I don't remember when I first saw the below NFL Films piece on Dawkins.
I know now that part of the "transformation" Dawkins made himself go through — to go from mild-mannered, deeply religious Brian Dawkins to speaking-in-tongues, berserker "Weapon X" — was probably necessary for him to play the game the way he did. He was basically a human ICBM. God knows how many head injuries he doled out or accrued himself.

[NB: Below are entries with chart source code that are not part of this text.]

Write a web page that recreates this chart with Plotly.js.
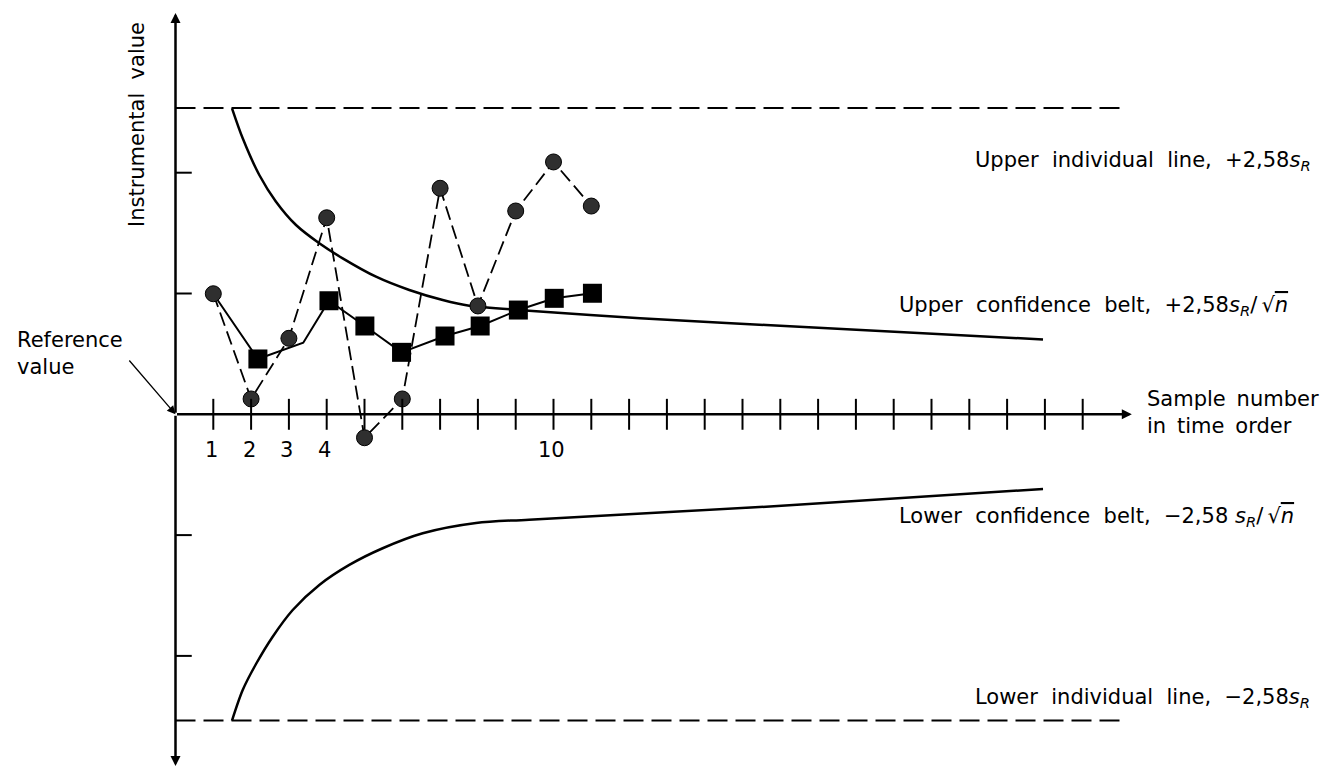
<!DOCTYPE html>
<html>
<head>
<meta charset="utf-8">
<script src="https://cdn.plot.ly/plotly-3.0.1.min.js"></script>
<style>html,body{margin:0;padding:0;background:#fff;}#chart{width:1320px;height:769px;}</style>
</head>
<body>
<div id="chart"></div>
<script>
// ---- data ----
const sampleNo = [1, 2, 3, 4, 5, 6, 7, 8, 9, 10, 11];
const instrumentalValue = [0.998, 0.127, 0.629, 1.627, -0.194, 0.127, 1.871, 0.897, 1.683, 2.089, 1.724];

const meanX = [1, 2.18, 3.38, 4.06, 5.01, 5.98, 7.13, 8.06, 9.07, 10.02, 11.03];
const meanValue = [0.998, 0.458, 0.593, 0.940, 0.731, 0.513, 0.648, 0.731, 0.863, 0.960, 1.002];
const meanMarked = [false, true, false, true, true, true, true, true, true, true, true];

const upperBeltX = [1.495, 1.778, 2.217, 2.659, 3.188, 3.804, 4.423, 5.304, 6.185, 7.069, 7.772, 9.352, 12.288, 15.622, 22.95];
const upperBelt  = [2.533, 2.285, 1.981, 1.760, 1.567, 1.416, 1.291, 1.139, 1.029, 0.946, 0.899, 0.858, 0.795, 0.739, 0.619];
const lowerBeltX = [1.495, 1.778, 2.130, 2.571, 3.101, 3.804, 4.598, 5.481, 6.540, 7.950, 9.352, 15.622, 22.95];
const lowerBelt  = [-2.535, -2.282, -2.067, -1.841, -1.620, -1.413, -1.247, -1.109, -0.985, -0.900, -0.872, -0.765, -0.618];

const limitX = [0, 25.04];
const upperIndividual = 2.535;
const lowerIndividual = -2.535;

const xTickVals = [1, 2, 3, 4, 5, 6, 7, 8, 9, 10, 11, 12, 13, 14, 15, 16, 17, 18, 19, 20, 21, 22, 23, 24];
const xLabelVals = [1, 2, 3, 4, 10];
const xLabelText = ['1', '2', '3', '4', '10'];
const yTickVals = [2, 1, -1, -2];

const xAxisEnd = 25.3;
const yAxisTop = 3.322;
const yAxisBottom = -2.911;

// ---- layout helpers ----
const W = 1320, H = 769;
const px = v => v / W;
const py = v => 1 - v / H;
const FONT = 'DejaVu Sans';
const sp = ' \u00a0';
const sR = '<i>s</i><sub><i>R</i></sub>';
const rootN = '/\u2009\u221a<span style="text-decoration:overline"><i>n</i></span>';

const traces = [
  {x: limitX, y: limitX.map(() => upperIndividual), mode: 'lines',
   line: {color: '#000', width: 2, dash: '20px,8px'}, hoverinfo: 'skip'},
  {x: limitX, y: limitX.map(() => lowerIndividual), mode: 'lines',
   line: {color: '#000', width: 2, dash: '20px,8px'}, hoverinfo: 'skip'},
  {x: upperBeltX, y: upperBelt, mode: 'lines',
   line: {color: '#000', width: 2.5, shape: 'spline', smoothing: 0.85}},
  {x: lowerBeltX, y: lowerBelt, mode: 'lines',
   line: {color: '#000', width: 2.5, shape: 'spline', smoothing: 0.85}},
  {x: meanX, y: meanValue, mode: 'lines+markers',
   line: {color: '#000', width: 2},
   marker: {symbol: 'square', color: '#000', opacity: 1, size: meanMarked.map(m => m ? 19 : 0), line: {width: 0}}},
  {x: sampleNo, y: instrumentalValue, mode: 'lines+markers',
   line: {color: '#000', width: 1.8, dash: '14px,6px'},
   marker: {symbol: 'circle', color: '#2f2f2f', opacity: 1, size: 16, line: {color: '#000', width: 1}}}
];

const shapes = [];
xTickVals.forEach(v => shapes.push({type: 'line', xref: 'x', yref: 'y', x0: v, x1: v, y0: -0.128, y1: 0.128,
  line: {color: '#000', width: 2}}));
yTickVals.forEach(v => shapes.push({type: 'line', xref: 'x', yref: 'y', x0: 0, x1: 0.43, y0: v, y1: v,
  line: {color: '#000', width: 2}}));

const arrow = (x, y) => ({x: x, y: y, ax: 0, ay: 0, xref: 'x', yref: 'y', axref: 'x', ayref: 'y',
  text: '', showarrow: true, arrowhead: 2, arrowsize: 0.8, arrowwidth: 2.5, arrowcolor: '#000', standoff: 0});

const txt = (text, x, y, extra) => Object.assign({text: text, x: px(x), y: py(y), xref: 'paper', yref: 'paper',
  xanchor: 'left', yanchor: 'middle', showarrow: false, align: 'left',
  font: {family: FONT, size: 21, color: '#000'}}, extra || {});

const annotations = [
  arrow(xAxisEnd, 0), arrow(0, yAxisTop), arrow(0, yAxisBottom),
  {x: 0, y: 0, xref: 'x', yref: 'y', ax: -47.5, ay: -55.3, text: '', showarrow: true,
   arrowhead: 2, arrowsize: 1.3, arrowwidth: 1.3, arrowcolor: '#000', standoff: 0},
  txt('Upper' + sp + 'individual' + sp + 'line,' + sp + '+2,58' + sR, 973, 161),
  txt('Upper' + sp + 'confidence' + sp + 'belt,' + sp + '+2,58' + sR + rootN, 897, 306),
  txt('Lower' + sp + 'confidence' + sp + 'belt,' + sp + '\u22122,58 ' + sR + rootN, 897, 517),
  txt('Lower' + sp + 'individual' + sp + 'line,' + sp + '\u22122,58' + sR, 973, 698),
  txt('Sample \u2009number<br>in \u2009time \u2009order', 1145, 412),
  txt('Reference<br>value', 15, 353),
  txt('Instrumental' + sp + 'value', 137, 125, {xanchor: 'center', textangle: -90})
];
xLabelVals.forEach((v, i) => annotations.push({text: xLabelText[i], x: v, y: 0, xref: 'x', yref: 'y',
  yshift: -36, xshift: -2, showarrow: false, xanchor: 'center', yanchor: 'middle',
  font: {family: FONT, size: 21, color: '#000'}}));

const layout = {
  width: W, height: H,
  margin: {l: 0, r: 0, t: 0, b: 0, pad: 0},
  paper_bgcolor: '#fff', plot_bgcolor: '#fff',
  showlegend: false,
  xaxis: {range: [-175.5 / 37.8, (W - 175.5) / 37.8], visible: false, fixedrange: true},
  yaxis: {range: [(414.3 - H) / 120.8, 414.3 / 120.8], visible: false, fixedrange: true},
  shapes: shapes,
  annotations: annotations,
  font: {family: FONT, color: '#000'}
};

Plotly.newPlot('chart', traces, layout, {staticPlot: true, displayModeBar: false});
</script>
</body>
</html>
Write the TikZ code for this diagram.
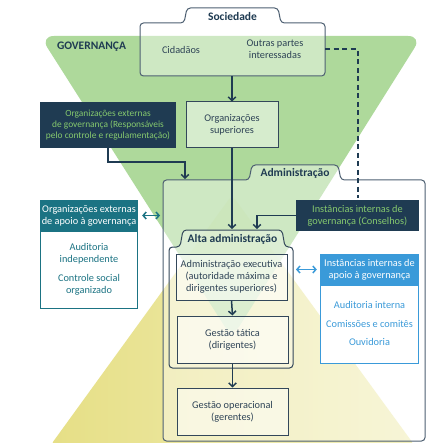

Dawkins, knowingly or not, was tapping into something very primal for sports fans. He seemed to know that we wanted them to be larger than life. Whether they were heroes or role models was immaterial; we wanted them to do the things that we could only dream of. Who hasn't dreamed of roaming the defensive backfield like a vengeful god? Who hasn't dreamed of being an almost nuclear power source of belief and confidence for his fellow teammates? Who hasn't dreamed of being such a shadowy, intimidating force that opposing receivers would probably openly beg not to run crossing routes against you? I mean, come on who hasn't dreamed of being Wolverine?